STORED ROWS:
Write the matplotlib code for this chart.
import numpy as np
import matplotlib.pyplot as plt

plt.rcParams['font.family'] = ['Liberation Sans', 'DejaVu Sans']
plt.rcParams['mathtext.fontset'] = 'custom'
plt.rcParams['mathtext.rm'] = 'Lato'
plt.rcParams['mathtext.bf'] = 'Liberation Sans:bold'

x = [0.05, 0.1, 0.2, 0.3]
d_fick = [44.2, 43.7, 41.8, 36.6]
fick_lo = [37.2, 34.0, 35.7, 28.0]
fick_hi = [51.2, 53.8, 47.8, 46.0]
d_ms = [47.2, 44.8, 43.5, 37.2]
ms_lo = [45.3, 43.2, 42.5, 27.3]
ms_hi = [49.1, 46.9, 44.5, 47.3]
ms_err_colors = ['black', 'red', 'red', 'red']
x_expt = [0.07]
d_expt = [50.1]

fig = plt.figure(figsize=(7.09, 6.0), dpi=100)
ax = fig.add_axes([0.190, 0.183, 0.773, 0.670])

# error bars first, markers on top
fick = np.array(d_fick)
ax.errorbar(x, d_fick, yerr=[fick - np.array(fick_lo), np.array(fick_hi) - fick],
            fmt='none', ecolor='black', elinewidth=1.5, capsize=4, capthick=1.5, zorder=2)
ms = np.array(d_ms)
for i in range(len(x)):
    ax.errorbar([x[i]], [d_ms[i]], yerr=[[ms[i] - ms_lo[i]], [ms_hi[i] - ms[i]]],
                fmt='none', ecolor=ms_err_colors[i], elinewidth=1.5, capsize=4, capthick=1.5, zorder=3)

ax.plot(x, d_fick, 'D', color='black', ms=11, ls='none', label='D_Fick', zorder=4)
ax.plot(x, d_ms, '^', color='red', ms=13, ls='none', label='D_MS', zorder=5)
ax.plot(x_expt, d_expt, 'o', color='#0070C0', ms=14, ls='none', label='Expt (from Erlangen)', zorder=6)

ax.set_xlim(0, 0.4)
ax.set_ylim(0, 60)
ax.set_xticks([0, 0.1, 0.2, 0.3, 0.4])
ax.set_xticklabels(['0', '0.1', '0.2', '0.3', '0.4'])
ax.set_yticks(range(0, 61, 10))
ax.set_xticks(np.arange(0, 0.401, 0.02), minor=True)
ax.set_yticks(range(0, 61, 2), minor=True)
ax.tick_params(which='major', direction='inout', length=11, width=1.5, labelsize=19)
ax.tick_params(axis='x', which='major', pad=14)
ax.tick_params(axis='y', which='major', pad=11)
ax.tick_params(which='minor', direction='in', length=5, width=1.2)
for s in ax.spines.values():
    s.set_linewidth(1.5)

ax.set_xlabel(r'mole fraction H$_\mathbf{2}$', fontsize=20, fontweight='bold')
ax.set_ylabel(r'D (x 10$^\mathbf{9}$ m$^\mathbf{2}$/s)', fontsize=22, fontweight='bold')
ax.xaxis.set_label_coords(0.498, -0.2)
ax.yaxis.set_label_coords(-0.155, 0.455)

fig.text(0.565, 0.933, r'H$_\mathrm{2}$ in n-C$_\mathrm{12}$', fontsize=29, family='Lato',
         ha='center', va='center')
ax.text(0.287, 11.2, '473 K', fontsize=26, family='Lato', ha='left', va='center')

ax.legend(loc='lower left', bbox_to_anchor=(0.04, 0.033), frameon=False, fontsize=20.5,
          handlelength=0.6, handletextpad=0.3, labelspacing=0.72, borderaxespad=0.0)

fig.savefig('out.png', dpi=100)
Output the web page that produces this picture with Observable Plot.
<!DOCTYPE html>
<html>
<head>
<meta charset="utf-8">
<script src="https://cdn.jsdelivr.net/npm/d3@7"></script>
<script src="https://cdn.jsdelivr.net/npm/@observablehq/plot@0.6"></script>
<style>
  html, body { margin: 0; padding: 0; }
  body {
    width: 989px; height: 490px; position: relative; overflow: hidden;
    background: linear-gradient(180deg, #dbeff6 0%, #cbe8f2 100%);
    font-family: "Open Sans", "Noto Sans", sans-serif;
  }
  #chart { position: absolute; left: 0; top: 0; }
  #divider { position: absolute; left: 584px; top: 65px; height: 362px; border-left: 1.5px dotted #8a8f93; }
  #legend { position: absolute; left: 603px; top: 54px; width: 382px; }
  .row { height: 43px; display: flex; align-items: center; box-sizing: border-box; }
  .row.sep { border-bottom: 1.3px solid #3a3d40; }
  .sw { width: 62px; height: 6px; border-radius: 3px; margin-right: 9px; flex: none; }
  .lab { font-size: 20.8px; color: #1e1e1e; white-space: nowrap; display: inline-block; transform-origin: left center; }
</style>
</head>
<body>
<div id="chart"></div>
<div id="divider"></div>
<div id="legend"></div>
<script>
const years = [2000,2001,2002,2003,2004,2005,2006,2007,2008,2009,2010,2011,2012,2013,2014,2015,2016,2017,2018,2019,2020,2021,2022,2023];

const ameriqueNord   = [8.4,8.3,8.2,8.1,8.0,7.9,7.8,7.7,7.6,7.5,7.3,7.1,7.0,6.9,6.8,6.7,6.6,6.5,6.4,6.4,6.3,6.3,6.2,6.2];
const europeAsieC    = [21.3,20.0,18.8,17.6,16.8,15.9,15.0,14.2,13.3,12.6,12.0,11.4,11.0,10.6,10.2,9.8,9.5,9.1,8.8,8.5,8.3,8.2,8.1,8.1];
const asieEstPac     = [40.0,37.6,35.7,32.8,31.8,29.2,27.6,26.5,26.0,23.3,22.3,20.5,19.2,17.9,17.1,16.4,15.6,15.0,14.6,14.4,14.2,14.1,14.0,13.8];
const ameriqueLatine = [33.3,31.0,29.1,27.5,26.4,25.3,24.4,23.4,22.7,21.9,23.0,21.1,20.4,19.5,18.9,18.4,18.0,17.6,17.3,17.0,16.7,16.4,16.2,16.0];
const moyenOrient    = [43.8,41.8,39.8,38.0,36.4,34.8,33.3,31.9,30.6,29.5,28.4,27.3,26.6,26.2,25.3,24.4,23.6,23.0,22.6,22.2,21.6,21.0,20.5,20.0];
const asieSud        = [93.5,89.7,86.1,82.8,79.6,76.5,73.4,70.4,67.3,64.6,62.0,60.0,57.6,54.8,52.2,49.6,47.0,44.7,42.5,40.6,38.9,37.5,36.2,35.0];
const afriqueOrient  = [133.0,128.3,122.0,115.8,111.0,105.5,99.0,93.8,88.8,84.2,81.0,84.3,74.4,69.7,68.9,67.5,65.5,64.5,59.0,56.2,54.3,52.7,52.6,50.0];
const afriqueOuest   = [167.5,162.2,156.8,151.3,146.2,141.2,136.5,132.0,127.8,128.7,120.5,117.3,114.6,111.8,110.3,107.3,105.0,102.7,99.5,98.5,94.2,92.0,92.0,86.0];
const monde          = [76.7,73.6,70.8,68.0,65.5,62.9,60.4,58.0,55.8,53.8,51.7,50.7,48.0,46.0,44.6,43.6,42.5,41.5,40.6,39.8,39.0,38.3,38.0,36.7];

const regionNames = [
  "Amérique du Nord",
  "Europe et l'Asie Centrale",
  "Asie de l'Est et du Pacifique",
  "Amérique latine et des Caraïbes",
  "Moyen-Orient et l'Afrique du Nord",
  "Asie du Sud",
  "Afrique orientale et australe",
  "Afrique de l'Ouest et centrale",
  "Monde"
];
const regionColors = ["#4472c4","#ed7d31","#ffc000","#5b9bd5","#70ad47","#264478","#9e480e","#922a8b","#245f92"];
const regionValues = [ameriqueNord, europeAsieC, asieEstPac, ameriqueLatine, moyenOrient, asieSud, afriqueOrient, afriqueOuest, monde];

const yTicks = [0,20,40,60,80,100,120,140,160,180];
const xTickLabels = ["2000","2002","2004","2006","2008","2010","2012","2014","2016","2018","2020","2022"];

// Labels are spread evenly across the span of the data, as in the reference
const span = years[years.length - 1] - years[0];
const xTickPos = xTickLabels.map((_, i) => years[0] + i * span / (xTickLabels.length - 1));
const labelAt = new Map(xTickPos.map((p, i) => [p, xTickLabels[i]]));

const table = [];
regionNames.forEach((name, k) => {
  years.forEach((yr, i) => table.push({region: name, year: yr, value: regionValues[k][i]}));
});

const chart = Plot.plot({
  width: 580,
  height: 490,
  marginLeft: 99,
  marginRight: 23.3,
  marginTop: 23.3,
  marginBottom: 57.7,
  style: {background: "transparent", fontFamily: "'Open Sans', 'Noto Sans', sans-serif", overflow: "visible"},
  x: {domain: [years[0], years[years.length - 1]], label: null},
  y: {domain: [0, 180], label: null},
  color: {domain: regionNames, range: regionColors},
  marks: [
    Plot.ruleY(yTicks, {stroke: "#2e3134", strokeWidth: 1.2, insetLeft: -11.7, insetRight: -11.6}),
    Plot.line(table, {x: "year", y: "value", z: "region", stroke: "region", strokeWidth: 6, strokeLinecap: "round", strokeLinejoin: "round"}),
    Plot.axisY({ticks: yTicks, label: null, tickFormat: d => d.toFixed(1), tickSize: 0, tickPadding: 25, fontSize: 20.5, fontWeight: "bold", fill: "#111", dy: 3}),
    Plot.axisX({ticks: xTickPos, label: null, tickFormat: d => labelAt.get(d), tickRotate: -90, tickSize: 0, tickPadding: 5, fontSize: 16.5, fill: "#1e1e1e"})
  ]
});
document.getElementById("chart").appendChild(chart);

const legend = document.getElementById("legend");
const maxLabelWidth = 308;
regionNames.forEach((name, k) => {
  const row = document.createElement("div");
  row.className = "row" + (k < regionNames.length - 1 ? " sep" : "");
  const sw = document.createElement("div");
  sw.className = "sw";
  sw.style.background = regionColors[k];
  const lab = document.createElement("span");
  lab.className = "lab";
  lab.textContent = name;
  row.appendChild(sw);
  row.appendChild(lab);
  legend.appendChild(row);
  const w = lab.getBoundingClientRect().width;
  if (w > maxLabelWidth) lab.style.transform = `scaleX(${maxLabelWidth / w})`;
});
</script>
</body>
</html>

INSTRUCTIONS TO FOLLOW: Emit an exact copy of the lines spanning the start of the records to the line containing "plt.rcParams['mathtext.bf'] = 'Liberation", inclusive, and no other output.

ANSWER IN FULL:
Write the matplotlib code for this chart.
import numpy as np
import matplotlib.pyplot as plt

plt.rcParams['font.family'] = ['Liberation Sans', 'DejaVu Sans']
plt.rcParams['mathtext.fontset'] = 'custom'
plt.rcParams['mathtext.rm'] = 'Lato'
plt.rcParams['mathtext.bf'] = 'Liberation Sans:bold'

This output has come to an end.